Chores? Nay, QUESTS

I’ve become more than a little bit obsessed with HabitRPG. So much so that adding a To Do to write a blog means that I am here, writing it. Is that meta? I don’t know. There’s something about things that are meta that make me as irritable as hipsters chattering in my favorite coffee house. Probably because they both leave me feeling like I’m fourteen again and a little slow on the uptake (I was too busy worrying about what my mother made me wear that day and hoping I didn’t have food caught in my braces).

Remind me to tell you the story about the time in our sex education class when we all had to swish and spit into Dixie cups*.

Like most writers I know, I am an extremely skillful time waster.
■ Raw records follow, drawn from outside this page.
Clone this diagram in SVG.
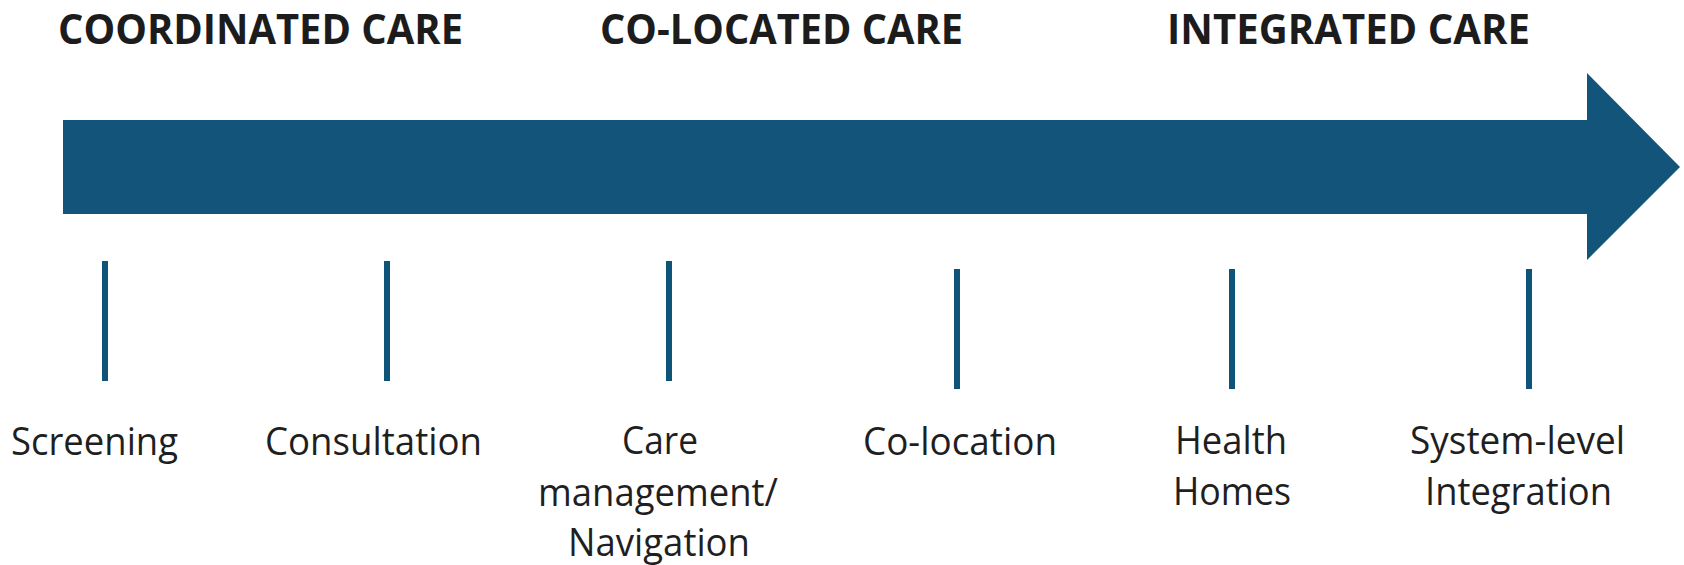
<svg xmlns="http://www.w3.org/2000/svg" width="1684" height="565" viewBox="0 0 1684 565">
  <style>
    .title { font-family: "Open Sans", "Noto Sans", "Liberation Sans", sans-serif; font-weight: 700; font-size: 41px; fill: #1c1c1c; }
    .label { font-family: "Open Sans", "Noto Sans", "Liberation Sans", sans-serif; font-weight: 400; font-size: 38px; fill: #1f1f1f; }
    .tick { fill: #0f5379; }
    .arrow { fill: #13557a; }
  </style>
  <rect width="1684" height="565" fill="#ffffff"/>

  <g id="arrow">
    <polygon class="arrow" points="63,120 1587,120 1587,73 1680,167 1587,260 1587,214 63,214"/>
  </g>

  <g id="title-coordinated">
    <text class="title" x="58" y="44" textLength="405" lengthAdjust="spacingAndGlyphs">COORDINATED CARE</text>
  </g>
  <g id="title-colocated">
    <text class="title" x="600" y="44" textLength="363" lengthAdjust="spacingAndGlyphs">CO-LOCATED CARE</text>
  </g>
  <g id="title-integrated">
    <text class="title" x="1167" y="44" textLength="363" lengthAdjust="spacingAndGlyphs">INTEGRATED CARE</text>
  </g>

  <g id="connectors">
    <rect class="tick" x="102" y="261" width="6" height="120"/>
    <rect class="tick" x="384" y="261" width="6" height="120"/>
    <rect class="tick" x="666" y="261" width="6" height="120"/>
    <rect class="tick" x="954" y="269" width="6" height="120"/>
    <rect class="tick" x="1229" y="269" width="6" height="120"/>
    <rect class="tick" x="1526" y="269" width="6" height="120"/>
  </g>

  <g id="node-screening">
    <text class="label" x="11" y="455" textLength="167" lengthAdjust="spacingAndGlyphs">Screening</text>
  </g>
  <g id="node-consultation">
    <text class="label" x="265" y="455" textLength="217" lengthAdjust="spacingAndGlyphs">Consultation</text>
  </g>
  <g id="node-care-management">
    <text class="label" x="622" y="454" textLength="76" lengthAdjust="spacingAndGlyphs">Care</text>
    <text class="label" x="538" y="506" textLength="240" lengthAdjust="spacingAndGlyphs">management/</text>
    <text class="label" x="568" y="556" textLength="182" lengthAdjust="spacingAndGlyphs">Navigation</text>
  </g>
  <g id="node-colocation">
    <text class="label" x="863" y="455" textLength="194" lengthAdjust="spacingAndGlyphs">Co-location</text>
  </g>
  <g id="node-health-homes">
    <text class="label" x="1175" y="454" textLength="112" lengthAdjust="spacingAndGlyphs">Health</text>
    <text class="label" x="1173" y="505" textLength="118" lengthAdjust="spacingAndGlyphs">Homes</text>
  </g>
  <g id="node-system-integration">
    <text class="label" x="1410" y="454" textLength="215" lengthAdjust="spacingAndGlyphs">System-level</text>
    <text class="label" x="1425" y="505" textLength="187" lengthAdjust="spacingAndGlyphs">Integration</text>
  </g>
</svg>
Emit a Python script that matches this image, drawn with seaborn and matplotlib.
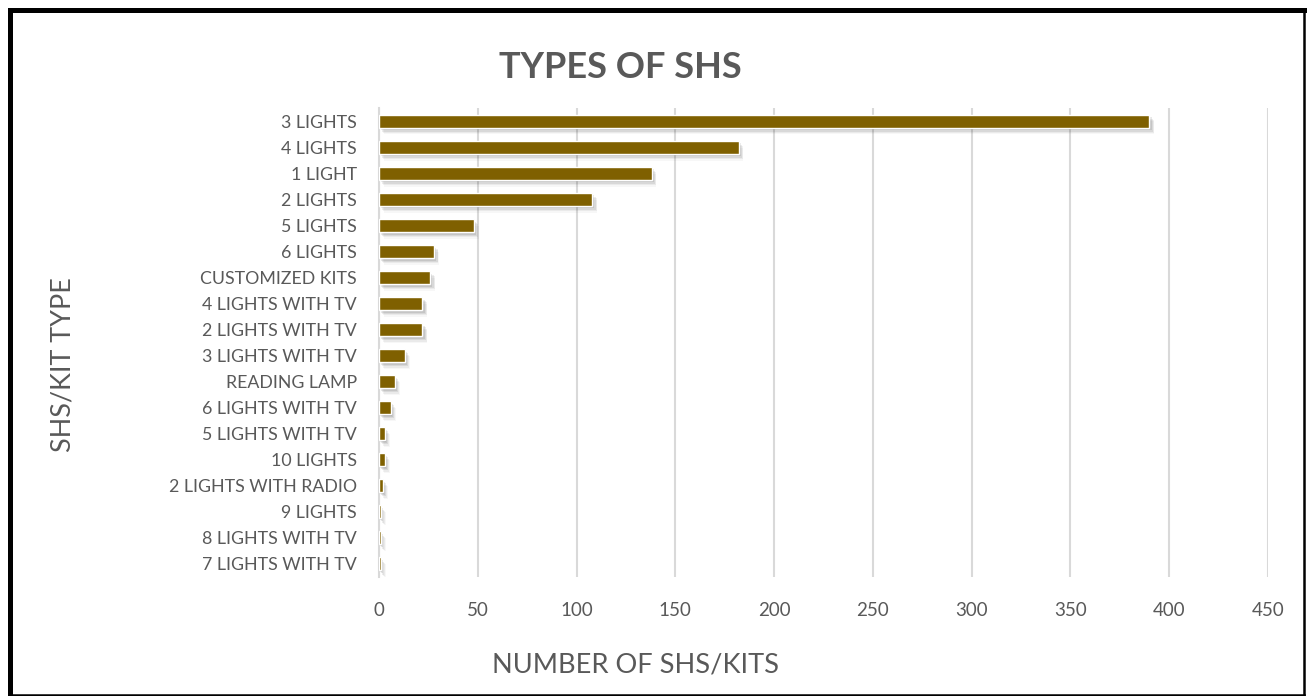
import matplotlib
matplotlib.use("Agg")
import matplotlib.pyplot as plt
import matplotlib.patheffects as pe
from matplotlib.lines import Line2D
import seaborn as sns
import pandas as pd

kit_types = [
    "3 LIGHTS", "4 LIGHTS", "1 LIGHT", "2 LIGHTS", "5 LIGHTS", "6 LIGHTS",
    "CUSTOMIZED KITS", "4 LIGHTS WITH TV", "2 LIGHTS WITH TV",
    "3 LIGHTS WITH TV", "READING LAMP", "6 LIGHTS WITH TV",
    "5 LIGHTS WITH TV", "10 LIGHTS", "2 LIGHTS WITH RADIO", "9 LIGHTS",
    "8 LIGHTS WITH TV", "7 LIGHTS WITH TV",
]
kit_counts = [390, 182, 138, 108, 48, 28, 26, 22, 22, 13, 8, 6, 3, 3, 2, 1, 1, 1]
x_ticks = [0, 50, 100, 150, 200, 250, 300, 350, 400, 450]

df = pd.DataFrame({"kit": kit_types, "count": kit_counts})

sns.set_theme(style="white")
plt.rcParams["font.family"] = ["Lato", "DejaVu Sans"]

TEXT = "#595959"
GRID = "#D9D9D9"
BAR = "#7F6000"

W, H = 1307, 696
fig = plt.figure(figsize=(W / 100, H / 100), dpi=100)
fig.patch.set_facecolor("white")
ax = fig.add_axes([379 / W, 1 - 577 / H, (1268 - 379) / W, (577 - 108) / H])

sns.barplot(data=df, x="count", y="kit", orient="h", color=BAR,
            width=0.5, saturation=1, ax=ax, zorder=3)

# soft drop shadow built from several faint offset copies
shadow = [
    pe.SimplePatchShadow(offset=off, shadow_rgbFace="#000000", alpha=a)
    for off, a in [((0.5, -1), 0.10), ((1.5, -2), 0.09), ((2.5, -3), 0.07),
                   ((3, -4), 0.05), ((3.5, -5), 0.03)]
]
for patch in ax.patches:
    patch.set_path_effects(shadow + [pe.Normal()])

ax.set_xlim(0, 450)
ax.set_xticks(x_ticks)
ax.set_xticklabels([str(t) for t in x_ticks])
ax.grid(axis="x", color=GRID, linewidth=1.5, zorder=0)
ax.grid(axis="y", visible=False)
for s in ("top", "right", "bottom"):
    ax.spines[s].set_visible(False)
ax.spines["left"].set_color(GRID)
ax.spines["left"].set_linewidth(1.5)
ax.tick_params(axis="y", length=0, pad=16, labelsize=12.8, labelcolor=TEXT)
ax.tick_params(axis="x", length=0, pad=18, labelsize=13.5, labelcolor=TEXT)
ax.set_xlabel("")
ax.set_ylabel("")

fig.text(620 / W, 1 - 68 / H, "TYPES OF SHS", ha="center", va="center",
         fontsize=26, fontweight="bold", color=TEXT)
fig.text(635 / W, 1 - 665 / H, "NUMBER OF SHS/KITS", ha="center", va="center",
         fontsize=19.6, color=TEXT)
fig.text(63 / W, 1 - 365 / H, "SHS/KIT TYPE", ha="center", va="center",
         rotation=90, fontsize=19.4, color=TEXT)

# outer frame
def frame_line(x0, y0, x1, y1, lw):
    fig.add_artist(Line2D([x0 / W, x1 / W], [1 - y0 / H, 1 - y1 / H],
                          transform=fig.transFigure, color="black",
                          linewidth=lw, solid_capstyle="projecting"))

frame_line(9.5, 9.5, 1304, 9.5, 3.6)
frame_line(9.5, 9.5, 9.5, 694.5, 3.6)
frame_line(1304, 9.5, 1304, 694.5, 1.8)
frame_line(9.5, 694.5, 1304, 694.5, 1.8)

fig.savefig("out.png", dpi=100)
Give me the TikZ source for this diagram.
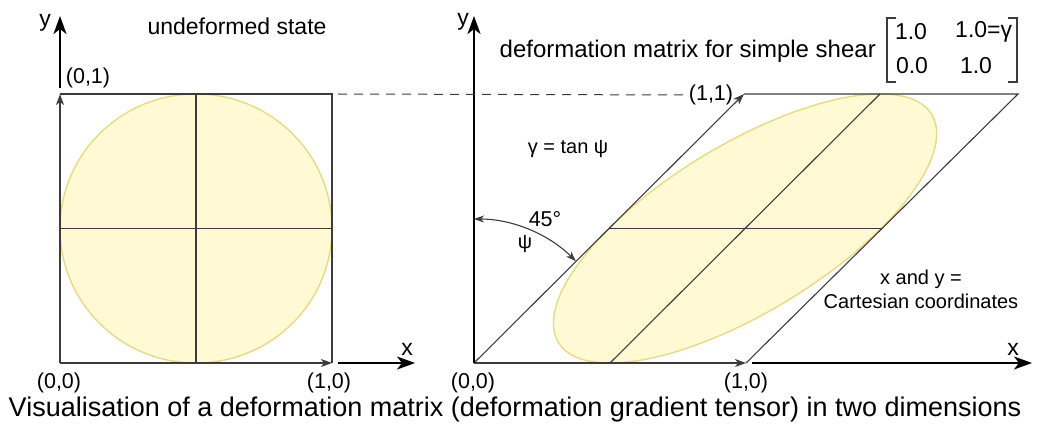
\documentclass[tikz,border=0pt]{standalone}
\usepackage{fontspec}
\setmainfont{Liberation Sans}
\usetikzlibrary{arrows.meta}
\definecolor{fillyel}{HTML}{FFFAD4}
\definecolor{edgeyel}{HTML}{E8D986}
\definecolor{edgegray}{HTML}{3C3C3C}
\tikzset{
  edge/.style={draw=edgegray, line width=1.1pt},
  smallarr/.style={-{Stealth[length=11pt,width=8pt,inset=3pt]}},
  axisarr/.style={draw=black, line width=2.3pt, -{Stealth[length=18pt,width=13pt,inset=5pt]}},
  lbl/.style={inner sep=0pt, font=\fontsize{20}{24}\selectfont},
  crd/.style={inner sep=0pt, font=\fontsize{21.5}{25}\selectfont},
  biglbl/.style={inner sep=0pt, font=\fontsize{23}{27}\selectfont},
  ell/.style={fill=fillyel, draw=edgeyel, line width=1.4pt},
}
\begin{document}
\begin{tikzpicture}[x=1pt,y=-1pt]
\useasboundingbox (0,0) rectangle (1046,430);
% ---------- left: undeformed ----------
\coordinate (A00) at (60,363);
\coordinate (A10) at (332,363);
\coordinate (A11) at (332,94);
\coordinate (A01) at (60,94);
\coordinate (AmT) at (196,94);
\coordinate (AmB) at (196,363);
\coordinate (AmL) at (60,228.5);
\coordinate (AmR) at (332,228.5);
\path[ell] (196,228.5) ellipse [x radius=136pt, y radius=134.5pt];
\draw[edge] (AmT) -- (AmB);
\draw[edge] (AmL) -- (AmR);
\draw[edge] (A01) -- (A11) -- (A10);
\draw[edge,smallarr] (A00) -- (A10);
\draw[edge,smallarr] (A00) -- (A01);
\coordinate (AyS) at (60,88);
\coordinate (AyE) at (60,16);
\coordinate (AxS) at (338,363);
\coordinate (AxE) at (415,363);
\draw[axisarr] (AyS) -- (AyE);
\draw[axisarr] (AxS) -- (AxE);
\node[biglbl] (ly) at (45,23) {y};
\node[biglbl] (lx) at (407,349) {x};
\node[biglbl] (title1) at (237,26) {undeformed state};
\node[crd] (l01) at (88,78) {(0,1)};
\node[crd] (l00) at (59,383) {(0,0)};
\node[crd] (l10) at (329,383) {(1,0)};
% ---------- right: sheared ----------
\coordinate (B00) at (474,363);
\coordinate (B10) at (746,363);
\coordinate (B01) at (744,94);
\coordinate (B11) at (1018,94);
\begin{scope}[shift={(474,363)}, xslant=1.004]
  \path[ell] (136,-134.5) ellipse [x radius=136pt, y radius=134.5pt];
\end{scope}
\coordinate (BmL) at (609,228.5);
\coordinate (BmR) at (881,228.5);
\coordinate (BmB) at (610,363);
\coordinate (BmT) at (880,94);
\draw[edge] (BmL) -- (BmR);
\draw[edge] (BmB) -- (BmT);
\draw[edge] (B01) -- (B11) -- (B10);
\draw[edge,smallarr] (B00) -- (B10);
\draw[edge,smallarr] (B00) -- (B01);
\coordinate (ByE) at (474,16);
\coordinate (BxS) at (752,363);
\coordinate (BxE) at (1032,363);
\draw[axisarr] (B00) -- (ByE);
\draw[axisarr] (BxS) -- (BxE);
% dashed guide
\coordinate (DS) at (338,94);
\node[crd] (l11) at (711,95) {(1,1)};
\draw[edgegray, line width=1pt, dash pattern=on 9pt off 7pt] (DS) -- (l11.west);
% angle arc
\coordinate (arcS) at (474,219);
\draw[edgegray, line width=1.1pt, {Stealth[length=10pt,width=7pt,inset=3pt]}-{Stealth[length=10pt,width=7pt,inset=3pt]}]
  (arcS) arc[start angle=90, end angle=45, radius=144pt];
\node[biglbl] (ry) at (463,22) {y};
\node[biglbl] (rx) at (1013,349) {x};
\node[crd] (r00) at (473,383) {(0,0)};
\node[crd] (r10) at (746,383) {(1,0)};
\node[lbl] (gam) at (568,149) {γ = tan ψ};
\node[crd] (a45) at (545,219) {45°};
\node[lbl] (psi) at (525,244) {ψ};
\node[lbl, align=center] (cart) at (921,289) {x and y =\\Cartesian coordinates};
\node[inner sep=0pt, font=\fontsize{24}{28}\selectfont, anchor=east] (dm) at (876,51) {deformation matrix for simple shear};
% matrix
\coordinate (mL1) at (896,18);
\coordinate (mL2) at (887,18);
\coordinate (mL3) at (887,82);
\coordinate (mL4) at (896,82);
\coordinate (mR1) at (1008,18);
\coordinate (mR2) at (1017,18);
\coordinate (mR3) at (1017,82);
\coordinate (mR4) at (1008,82);
\draw[edgegray, line width=1.2pt] (mL1) -- (mL2) -- (mL3) -- (mL4);
\draw[edgegray, line width=1.2pt] (mR1) -- (mR2) -- (mR3) -- (mR4);
\node[biglbl] (m11) at (911,32) {1.0};
\node[biglbl, anchor=west] (m12) at (955,32) {1.0=γ};
\node[biglbl] (m21) at (912,66) {0.0};
\node[biglbl] (m22) at (976,66) {1.0};
% caption
\node[inner sep=0pt, font=\fontsize{27}{32}\selectfont] (cap) at (515,410)
  {Visualisation of a deformation matrix (deformation gradient tensor) in two dimensions};
\end{tikzpicture}
\end{document}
And like most writers I know, I lament this fact even as I’m collecting images of period gowns for an inspirational Pinboard on my latest project, perfecting my cold brew for the smoothest cup of iced coffee to accompany my morning writing, or “networking” on Twitter by fangirling about Doctor Who and retweeting Feminist Hulk. So anytime I’ve been able to incentivise getting shit done, especially when it comes to writing, I do it. It used to be a solid hour of writing meant a little gaming, but now that I have a baby who monopolizes most of my higher brain functions when she’s awake and contributes an alarming amount to the dishes and laundry, there is no time for games. Which is why my achievement whoring heart loves HabitRPG so very much. I can collect experience points and gold for outlining a chapter? Washing a load of diapers? Writing a blog post? DONE.

But in all seriousness, it’s really, really cool, and sincerely helpful in prioritizing exactly how you’re going to waste time, if you must waste it, and how you’re going to be productive. Sword-wielding, armor-wearing, wolfhound at your heels productive.

*Our gym teacher dumped everything into a glass pitcher so everyone could see what our water and saliva looked like all mixed up together, which is, I suppose, exactly what it would have been like if we’d all slept with the same undeserving eighth grade boy? A real gem of a girl pointed out the floaters and informed everyone of how they must’ve been mine, even though I brushed every day after lunch.